Use AI to create “guardrails,” not just approvals
For lead-gen audiences building fintech infrastructure, here’s what I’ve found works: treat AI as a risk and performance co-pilot.
Examples of guardrails that reduce regret and increase ROI:
- Cash flow forecasting that shows repayment impact under conservative revenue assumptions
- Offer sizing based on seasonality (smaller offers heading into slow periods)
- Anomaly detection that flags unusual refund spikes before they become underwriting events
- Fraud scoring that informs both payment acceptance and financing risk
In other words: don’t build embedded lending as a separate product. Build it as a set of infrastructure services that share signals with your payments stack.
People also ask: common questions about embedded financing + AI payments
Is faster growth “guaranteed” if a business takes financing?
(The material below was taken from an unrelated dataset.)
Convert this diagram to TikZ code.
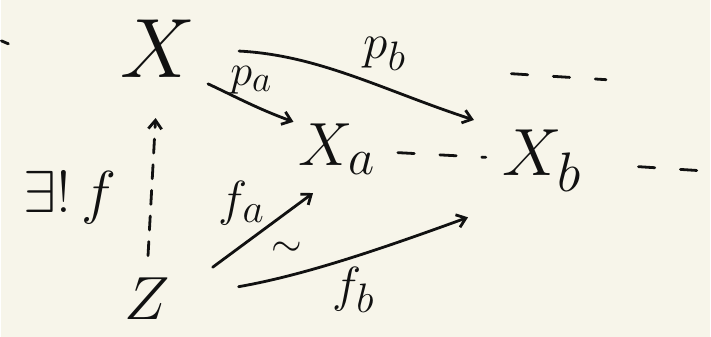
\documentclass[tikz,border=0pt]{standalone}
\usepackage{amsmath,amssymb}
\usepackage{xcolor}
\usepackage{tikz}
\usetikzlibrary{arrows.meta,positioning,calc}
\definecolor{paper}{HTML}{F7F5EA}
\definecolor{ink}{HTML}{111111}
\tikzset{
  >={Straight Barb[length=2.6mm,width=4mm]},
  obj/.style={font=\Huge,text=ink,inner sep=0pt},
  lbl/.style={font=\Huge,text=ink,scale=1.7,inner sep=1pt},
  map/.style={->,line width=2.4pt,draw=ink,line cap=round},
  dmap/.style={map,dash pattern=on 12pt off 10pt},
  trail/.style={line width=2.4pt,draw=ink,line cap=round,dash pattern=on 14pt off 22pt}
}
\begin{document}
\begin{tikzpicture}[x=0.3mm,y=0.3mm]
  \fill[paper] (0,0) rectangle (711,338);

  % objects
  \node[obj,scale=2.9] (X) at (157,289) {$X$};
  \node[obj,scale=2.1] (Xa) at (337,188) {$X_a$};
  \node[obj,scale=2.3] (Xb) at (543,177) {$X_b$};
  \node[obj,scale=2.1] (Z) at (146,38) {$Z$};

  % projections
  \draw[map,shorten <=4mm,shorten >=1.5mm] (X.south east) to[out=-25,in=160]
    node[lbl,scale=.9,above=2.5mm,pos=.55,inner sep=0pt]{$p_a$} (Xa.north west);
  \draw[map,shorten <=13mm,shorten >=9mm] (X.east) to[out=-3,in=162]
    node[lbl,above=4mm,pos=.62]{$p_b$} (Xb.north west);

  % cone from Z and the unique map
  \draw[dmap,shorten <=6.6mm,shorten >=12mm] (Z.north) -- (X.south)
    node[lbl,scale=1.2,left=9mm,pos=.4]{$\exists!\,f$};
  \draw[map,shorten <=16mm,shorten >=9mm] (Z.east) -- (Xa.south)
    node[lbl,above=5mm,pos=.43]{$f_a$}
    node[lbl,scale=.8,below=8mm,pos=.7]{$\sim$};
  \draw[map,shorten <=21mm,shorten >=11mm] (Z.east) to[out=10,in=200]
    node[lbl,below=2mm,pos=.55]{$f_b$} ([yshift=-4mm]Xb.south west);

  % the rest of the diagram
  \coordinate (rgt) at (711,166);
  \coordinate (topA) at (512,264);
  \coordinate (topB) at (607,258);
  \coordinate (lftA) at (0,297);
  \coordinate (lftB) at (7,294);
  \draw[trail,shorten <=6.6mm,shorten >=5mm] (Xa) -- (Xb);
  \draw[trail,shorten <=17mm] (Xb) -- (rgt);
  \draw[trail] (topA) -- (topB);
  \draw[line width=2.4pt,draw=ink,line cap=round] (lftA) -- (lftB);
\end{tikzpicture}
\end{document}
No. The data shows an average lift and large variation. Growth depends on whether capital goes into initiatives that create revenue and whether the underlying payments operation can scale without fraud, chargebacks, or acceptance issues.
Why would AI in payments affect access to financing?
Because underwriting quality depends on signal quality. AI-driven fraud prevention, smart routing, and dispute reduction make revenue signals more reliable—so lenders can make faster decisions with fewer false negatives.
What should operators measure after rolling out embedded lending?
Track the full loop:
- Offer exposure → acceptance rate
- Time to funding
- Incremental revenue growth vs matched cohort
- Repayment performance
- Fraud/chargeback deltas
- Merchant retention (financing can increase stickiness when done responsibly)
If you only track repayment, you’re missing the point. The product promise is growth.
Where this goes next: financing becomes a native layer of the payments stack
The World Bank has estimated a $5.7 trillion funding gap for small businesses in developing economies. Closing even a slice of that gap requires distribution (reaching SMBs where they already work) and underwriting (making decisions with limited traditional credit history). Payments platforms can do both.
The bigger shift, though, is architectural: payments, risk, and financing are converging into one infrastructure layer, increasingly mediated by AI. When transaction routing, fraud controls, and credit decisioning share signals, businesses get three compounding advantages: higher acceptance, lower loss, and faster access to growth capital.
If you’re evaluating embedded lending—either as a business owner deciding whether to accept an offer, or as a platform leader deciding whether to launch a program—don’t start with “Do we want to be in lending?” Start with this:
Do we want our best customers to wait 14–40 days for capital while their opportunity window closes?
That question tends to make the roadmap pretty clear.